Surely it would happen, right?


Manny Ramirez with the Dodgers:

80 G, 23 HR, 73 RBI, .380/.490/.710

Yeah, they're gonna boo...
   22. Gonfalon Bubble  Posted: June 29, 2009 at 12:02 AM (#3236352)
You'd think this idiocy would have ended when San Diego fans cheered Barry Bonds' 755th.

But for these poor, poor baseball writers, so fully converted to their belated, self-serving indignation, a quote from "Citizen Kane" says it all:

"You're the greatest fool I've ever known, Kane. If it was anybody else, I'd say what's going to happen to you would be a lesson to you. Only you're going to need more than one lesson. And you're going to get more than one lesson."
   23. Tripon  Posted: June 29, 2009 at 12:05 AM (#3236353)
JP finally dipped before a .800 OPS for the season. He can't leave the lineup fast enough.
   24. DLew On Roids  Posted: June 29, 2009 at 10:19 AM (#3236575)
when it's their guy. When it's not their guy, your hear boos and taunting chants such as "You do steroids", like the Red Sox fans gave to Alex Rodriguez in his first game at their park this year.

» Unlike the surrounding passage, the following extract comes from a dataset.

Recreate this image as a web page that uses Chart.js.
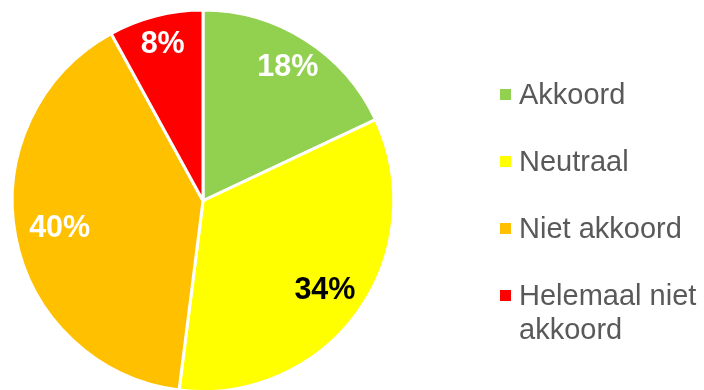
<!DOCTYPE html>
<html>
<head>
<meta charset="utf-8">
<script src="https://cdn.jsdelivr.net/npm/chart.js@4.4.1/dist/chart.umd.min.js"></script>
<style>
  html, body { margin: 0; padding: 0; background: #fff; overflow: hidden; }
  #wrap { width: 704px; height: 390px; overflow: hidden; position: relative; }
  canvas { display: block; }
</style>
</head>
<body>
<div id="wrap"><canvas id="c" width="704" height="410"></canvas></div>
<script>
const categories = ["Akkoord", "Neutraal", "Niet akkoord", "Helemaal niet akkoord"];
const legendLines = [["Akkoord"], ["Neutraal"], ["Niet akkoord"], ["Helemaal niet", "akkoord"]];
const values = [18, 34, 40, 8];
const valueLabels = ["18%", "34%", "40%", "8%"];
const sliceColors = ["#92D050", "#FFFF00", "#FFC000", "#FF0000"];
const labelColors = ["#FFFFFF", "#000000", "#FFFFFF", "#FFFFFF"];

const FONT = '"Liberation Sans", Arial, sans-serif';

const customDraw = {
  id: 'customDraw',
  afterDraw(chart, args, opts) {
    const ctx = chart.ctx;
    const meta = chart.getDatasetMeta(0);
    ctx.save();
    ctx.font = 'bold 30.5px ' + FONT;
    ctx.textAlign = 'center';
    ctx.textBaseline = 'middle';
    meta.data.forEach((arc, i) => {
      const p = arc.getProps(['x', 'y', 'startAngle', 'endAngle', 'outerRadius'], true);
      const mid = (p.startAngle + p.endAngle) / 2;
      const r = p.outerRadius * opts.labelRadius[i];
      ctx.fillStyle = labelColors[i];
      ctx.fillText(valueLabels[i], p.x + Math.cos(mid) * r, p.y + Math.sin(mid) * r + 1);
    });
    ctx.textAlign = 'left';
    ctx.textBaseline = 'alphabetic';
    ctx.font = '29px ' + FONT;
    let y = opts.legendTop;
    legendLines.forEach((lines, i) => {
      ctx.fillStyle = sliceColors[i];
      ctx.fillRect(opts.legendX, y - 15, 11, 11);
      ctx.fillStyle = '#595959';
      lines.forEach((ln, j) => {
        ctx.fillText(ln, opts.legendX + 19, y + j * opts.lineGap);
      });
      y += opts.itemGap;
    });
    ctx.restore();
  }
};

new Chart(document.getElementById('c'), {
  type: 'pie',
  data: {
    labels: categories,
    datasets: [{
      data: values,
      backgroundColor: sliceColors,
      borderColor: '#FFFFFF',
      borderWidth: 3
    }]
  },
  options: {
    responsive: false,
    animation: false,
    layout: { padding: { left: 10.5, top: 8.5, right: 308.5, bottom: 17 } },
    plugins: {
      legend: { display: false },
      tooltip: { enabled: false },
      customDraw: {
        labelRadius: [0.83, 0.79, 0.765, 0.85],
        legendX: 500,
        legendTop: 104,
        itemGap: 67,
        lineGap: 34
      }
    }
  },
  plugins: [customDraw]
});
</script>
</body>
</html>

It's no different than the lowest, must unthinking level of partisan politics. My team can do no wrong; your team sucks.


This may be true for some fans whose devotion allows the level of cognitive gymnastics required for true partisan hypocrisy. Speaking as a Red Sox fan, I just like to boo Yankees. I would chant things at ARod because it's part of the fun of the game. And when David Ortiz is found with HGH-laden eyedrops, it'll be my turn in the barrel.

Sometimes sport really is just entertainment.